__Work to complete__: Transcribe everything in the data word for word. Pictures are left out.

__Dataset content__:
•••••

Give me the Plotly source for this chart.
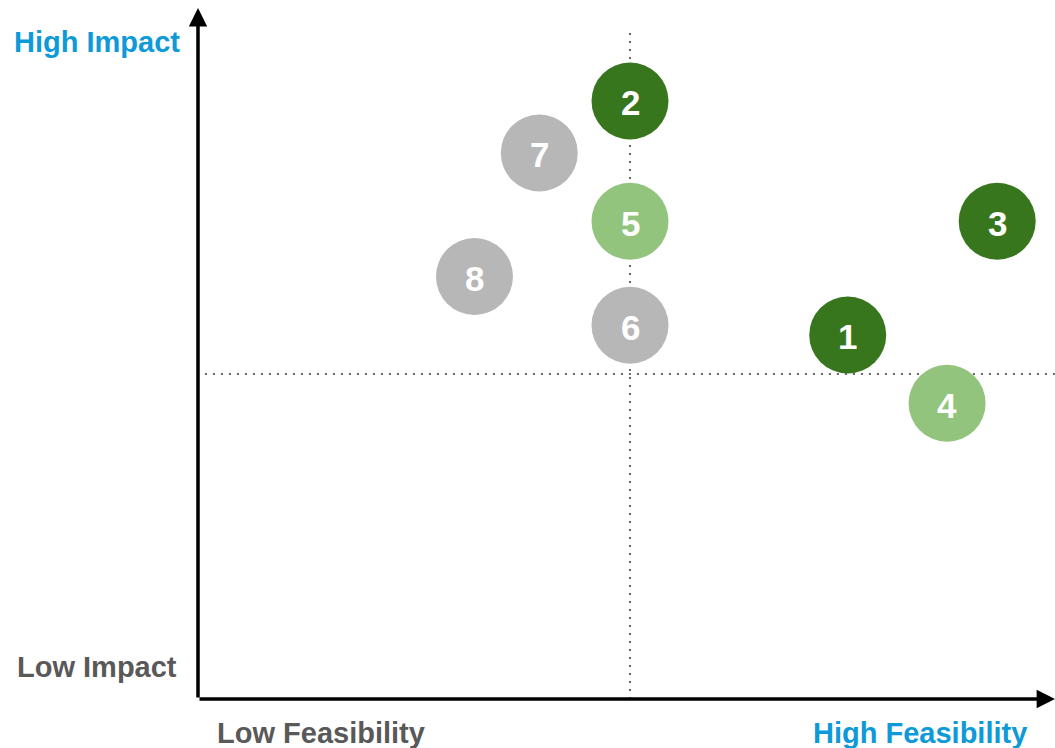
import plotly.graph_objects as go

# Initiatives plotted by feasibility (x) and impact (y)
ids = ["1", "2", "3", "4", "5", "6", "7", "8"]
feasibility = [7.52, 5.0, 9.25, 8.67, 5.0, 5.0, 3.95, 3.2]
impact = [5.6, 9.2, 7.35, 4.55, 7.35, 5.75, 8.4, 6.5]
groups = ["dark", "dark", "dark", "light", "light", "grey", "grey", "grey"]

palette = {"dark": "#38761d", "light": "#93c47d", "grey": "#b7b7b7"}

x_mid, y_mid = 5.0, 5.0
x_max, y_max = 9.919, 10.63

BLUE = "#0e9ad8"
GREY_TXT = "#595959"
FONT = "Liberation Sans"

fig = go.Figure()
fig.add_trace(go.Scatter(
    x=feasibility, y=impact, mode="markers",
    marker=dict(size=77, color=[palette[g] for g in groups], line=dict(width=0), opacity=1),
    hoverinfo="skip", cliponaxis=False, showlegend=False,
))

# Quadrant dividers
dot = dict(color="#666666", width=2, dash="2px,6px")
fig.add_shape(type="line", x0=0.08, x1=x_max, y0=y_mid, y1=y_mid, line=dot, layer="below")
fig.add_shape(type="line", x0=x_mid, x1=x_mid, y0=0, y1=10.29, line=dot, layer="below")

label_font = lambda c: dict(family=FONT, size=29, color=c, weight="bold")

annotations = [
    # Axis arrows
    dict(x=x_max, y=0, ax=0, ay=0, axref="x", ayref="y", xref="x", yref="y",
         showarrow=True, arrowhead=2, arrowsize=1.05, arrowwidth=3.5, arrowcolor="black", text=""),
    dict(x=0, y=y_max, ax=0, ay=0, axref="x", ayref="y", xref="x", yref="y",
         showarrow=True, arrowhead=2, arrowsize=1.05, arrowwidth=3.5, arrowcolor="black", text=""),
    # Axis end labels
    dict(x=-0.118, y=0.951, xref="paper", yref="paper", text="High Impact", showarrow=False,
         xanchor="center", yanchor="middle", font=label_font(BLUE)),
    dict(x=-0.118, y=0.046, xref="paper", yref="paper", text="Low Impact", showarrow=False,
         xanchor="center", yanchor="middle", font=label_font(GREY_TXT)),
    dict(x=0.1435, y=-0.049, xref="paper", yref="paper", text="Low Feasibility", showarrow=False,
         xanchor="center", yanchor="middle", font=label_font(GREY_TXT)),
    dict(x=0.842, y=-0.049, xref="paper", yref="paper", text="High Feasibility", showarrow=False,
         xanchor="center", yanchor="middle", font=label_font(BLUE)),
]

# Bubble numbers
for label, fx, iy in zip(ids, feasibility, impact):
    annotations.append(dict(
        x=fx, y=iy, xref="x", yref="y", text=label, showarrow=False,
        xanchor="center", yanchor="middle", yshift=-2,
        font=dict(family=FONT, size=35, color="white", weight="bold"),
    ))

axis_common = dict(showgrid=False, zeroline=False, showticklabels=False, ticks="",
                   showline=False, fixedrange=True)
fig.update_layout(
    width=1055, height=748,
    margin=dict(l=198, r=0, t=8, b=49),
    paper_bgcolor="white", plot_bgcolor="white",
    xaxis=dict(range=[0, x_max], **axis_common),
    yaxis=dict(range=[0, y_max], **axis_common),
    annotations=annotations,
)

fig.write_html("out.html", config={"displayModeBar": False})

•••••

__The reply__:
Give me the Plotly source for this chart.
import plotly.graph_objects as go

# Initiatives plotted by feasibility (x) and impact (y)
ids = ["1", "2", "3", "4", "5", "6", "7", "8"]
feasibility = [7.52, 5.0, 9.25, 8.67, 5.0, 5.0, 3.95, 3.2]
impact = [5.6, 9.2, 7.35, 4.55, 7.35, 5.75, 8.4, 6.5]
groups = ["dark", "dark", "dark", "light", "light", "grey", "grey", "grey"]

palette = {"dark": "#38761d", "light": "#93c47d", "grey": "#b7b7b7"}

x_mid, y_mid = 5.0, 5.0
x_max, y_max = 9.919, 10.63

BLUE = "#0e9ad8"
GREY_TXT = "#595959"
FONT = "Liberation Sans"

fig = go.Figure()
fig.add_trace(go.Scatter(
    x=feasibility, y=impact, mode="markers",
    marker=dict(size=77, color=[palette[g] for g in groups], line=dict(width=0), opacity=1),
    hoverinfo="skip", cliponaxis=False, showlegend=False,
))

# Quadrant dividers
dot = dict(color="#666666", width=2, dash="2px,6px")
fig.add_shape(type="line", x0=0.08, x1=x_max, y0=y_mid, y1=y_mid, line=dot, layer="below")
fig.add_shape(type="line", x0=x_mid, x1=x_mid, y0=0, y1=10.29, line=dot, layer="below")

label_font = lambda c: dict(family=FONT, size=29, color=c, weight="bold")

annotations = [
    # Axis arrows
    dict(x=x_max, y=0, ax=0, ay=0, axref="x", ayref="y", xref="x", yref="y",
         showarrow=True, arrowhead=2, arrowsize=1.05, arrowwidth=3.5, arrowcolor="black", text=""),
    dict(x=0, y=y_max, ax=0, ay=0, axref="x", ayref="y", xref="x", yref="y",
         showarrow=True, arrowhead=2, arrowsize=1.05, arrowwidth=3.5, arrowcolor="black", text=""),
    # Axis end labels
    dict(x=-0.118, y=0.951, xref="paper", yref="paper", text="High Impact", showarrow=False,
         xanchor="center", yanchor="middle", font=label_font(BLUE)),
    dict(x=-0.118, y=0.046, xref="paper", yref="paper", text="Low Impact", showarrow=False,
         xanchor="center", yanchor="middle", font=label_font(GREY_TXT)),
    dict(x=0.1435, y=-0.049, xref="paper", yref="paper", text="Low Feasibility", showarrow=False,
         xanchor="center", yanchor="middle", font=label_font(GREY_TXT)),
    dict(x=0.842, y=-0.049, xref="paper", yref="paper", text="High Feasibility", showarrow=False,
         xanchor="center", yanchor="middle", font=label_font(BLUE)),
]

# Bubble numbers
for label, fx, iy in zip(ids, feasibility, impact):
    annotations.append(dict(
        x=fx, y=iy, xref="x", yref="y", text=label, showarrow=False,
        xanchor="center", yanchor="middle", yshift=-2,
        font=dict(family=FONT, size=35, color="white", weight="bold"),
    ))

axis_common = dict(showgrid=False, zeroline=False, showticklabels=False, ticks="",
                   showline=False, fixedrange=True)
fig.update_layout(
    width=1055, height=748,
    margin=dict(l=198, r=0, t=8, b=49),
    paper_bgcolor="white", plot_bgcolor="white",
    xaxis=dict(range=[0, x_max], **axis_common),
    yaxis=dict(range=[0, y_max], **axis_common),
    annotations=annotations,
)

fig.write_html("out.html", config={"displayModeBar": False})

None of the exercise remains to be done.